The event was hosted by a major Taiwanese corporation opening the Nan-jing Taiwan Trade Mart, a store that deals exclusively in Taiwanese products, including foods, computers and bicycles. The company arranged a 120-table opening-day banquet for 1,200 guests in the store's open-air plaza. No mainland chefs dared take on the challenge of such a large banquet, so Chef Ah-Chi recruited help from Taiwan.
He began his preparations a month and a half in advance by shipping in Taiwanese tableware, sauces and pickles, partially prepared items, and SGS-inspected ingredients. All told, he imported one and a half cargo containers worth of stuff that had to be carefully transported from Taiwan to Nanjing.
Concerned about cleanliness, a worried Chef Ah-Chi paced the entire venue before the banquet's start, wiping dust out of bowls and glasses. "I was the most nervous person there," he recalls.
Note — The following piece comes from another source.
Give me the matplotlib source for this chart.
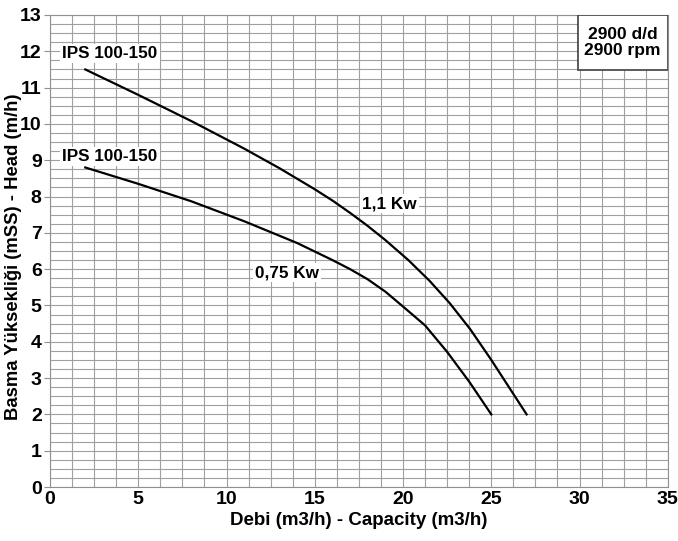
import matplotlib
matplotlib.use("Agg")
import matplotlib.pyplot as plt
from matplotlib.patches import Rectangle
from matplotlib.ticker import MultipleLocator

plt.rcParams["font.family"] = ["Liberation Sans", "DejaVu Sans"]
plt.rcParams["font.weight"] = "bold"

# pump curves (Q in m3/h, H in m)
q_11 = [2, 5, 8, 11, 13, 15, 16, 17, 18, 19, 20.3, 21.5, 22.65, 23.8, 25, 27]
h_11 = [11.5, 10.8, 10.08, 9.32, 8.78, 8.2, 7.89, 7.55, 7.19, 6.8, 6.25, 5.68, 5.06, 4.35, 3.5, 2.0]
q_075 = [2, 5, 8, 11, 14, 16, 17, 18, 19, 20, 21.25, 22.5, 23.75, 25]
h_075 = [8.8, 8.35, 7.87, 7.32, 6.72, 6.25, 6.0, 5.72, 5.38, 4.97, 4.45, 3.72, 2.9, 2.0]

fig = plt.figure(figsize=(6.78, 5.41), dpi=100)
ax = fig.add_axes([0.0737, 0.0998, 0.9113, 0.8725])

ax.plot(q_11, h_11, color="black", lw=1.6, solid_joinstyle="round")
ax.plot(q_075, h_075, color="black", lw=1.6, solid_joinstyle="round")

ax.set_xlim(0, 35)
ax.set_ylim(0, 13)
ax.xaxis.set_major_locator(MultipleLocator(5))
ax.xaxis.set_minor_locator(MultipleLocator(1.25))
ax.yaxis.set_major_locator(MultipleLocator(1))
ax.yaxis.set_minor_locator(MultipleLocator(0.25))
ax.grid(which="both", color="#a0a0a0", lw=0.8)
ax.set_axisbelow(True)
for s in ax.spines.values():
    s.set_color("#909090")
ax.tick_params(axis="both", which="major", labelsize=14, length=4, color="#909090")
ax.tick_params(axis="both", which="minor", length=0)
ax.tick_params(axis="x", length=0, pad=3)
ax.tick_params(axis="y", pad=2)

ax.set_xlabel("Debi (m3/h) - Capacity (m3/h)", fontsize=13.5, fontweight="bold", labelpad=3)
ax.set_ylabel("Basma Yüksekliği (mSS) - Head (m/h)", fontsize=13.3, fontweight="bold")
ax.yaxis.set_label_coords(-0.046, 0.487)

bb = dict(facecolor="white", edgecolor="none", pad=1.5)
ax.text(0.7, 11.95, "IPS 100-150", fontsize=12.3, fontweight="bold", ha="left", va="center", bbox=bb)
ax.text(0.7, 9.1, "IPS 100-150", fontsize=12.3, fontweight="bold", ha="left", va="center", bbox=bb)
ax.text(17.7, 7.8, "1,1 Kw", fontsize=12.3, fontweight="bold", ha="left", va="center", bbox=bb)
ax.text(11.6, 5.9, "0,75 Kw", fontsize=12.3, fontweight="bold", ha="left", va="center", bbox=bb)

# speed box flush with the top-right corner
ax.add_patch(Rectangle((0.854, 0.8835), 0.146, 0.1165, transform=ax.transAxes,
                       facecolor="white", edgecolor="#404040", lw=1.2, zorder=3))
ax.text(0.927, 0.9418, "2900 d/d\n2900 rpm", transform=ax.transAxes, fontsize=12.5,
        fontweight="bold", ha="center", va="center", linespacing=1.05, zorder=4)

fig.savefig("out.png", dpi=100)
He says he was less worried about whether attendees would like the food-few people in Nan-jing are familiar with Taiwanese food-than he was that everything be clean and that the service be five star.
On the day of the event, he joked with the invited Nan-jing VIPs, telling them: "There's nothing good to eat in Taiwan today because all of our best chefs are here!"
Hundreds of members of the mainland media and workers in the hospitality industry were in attendance as well, one of them even wondering aloud how something outdoors could be high class.
"Taiwanese outdoor banqueting culture seems very modest and unassuming," explains Chef Ah-Chi, "but it's actually a very high-end affair." He observes that Taiwan's country folk are exceptionally amiable, and feel obliged to lay on a good spread for their guests, especially since they are feeding them right by the side of the road.
For the Nan-jing banquet, Chef Ah-Chi had to serve all the courses within 80 minutes. Organizational skills are as crucial as culinary skills when feeding 1,200 guests at 120 tables. "You have to be on your game when catering," says Ah-Chi. He explains that you need to have a plan, and you need to be adept at everything from stocking your kitchen to getting the dishes to the tables.
Ah-Chi and the 19 other chefs certainly impressed their guests with the wonders of Taiwanese cuisine. They also managed to engage with local chefs while there. Ah-Chi came home astounded by the meticulousness of the Nanjing chefs he met.
He observes that one of their strengths is raw manpower. In the case of one appetizer, they place rehydrated dried shrimp in small clamps for four hours, then arrange them in the shape of a Chinese crabapple blossom. For another dish, they spend an hour or two carving tofu into the shape of a chrysanthemum blossom before deep frying it. Such laborious, time-consuming processes just aren't feasible in Taiwan.
Chef Ah-Chi teaches simple ways to make first-class food.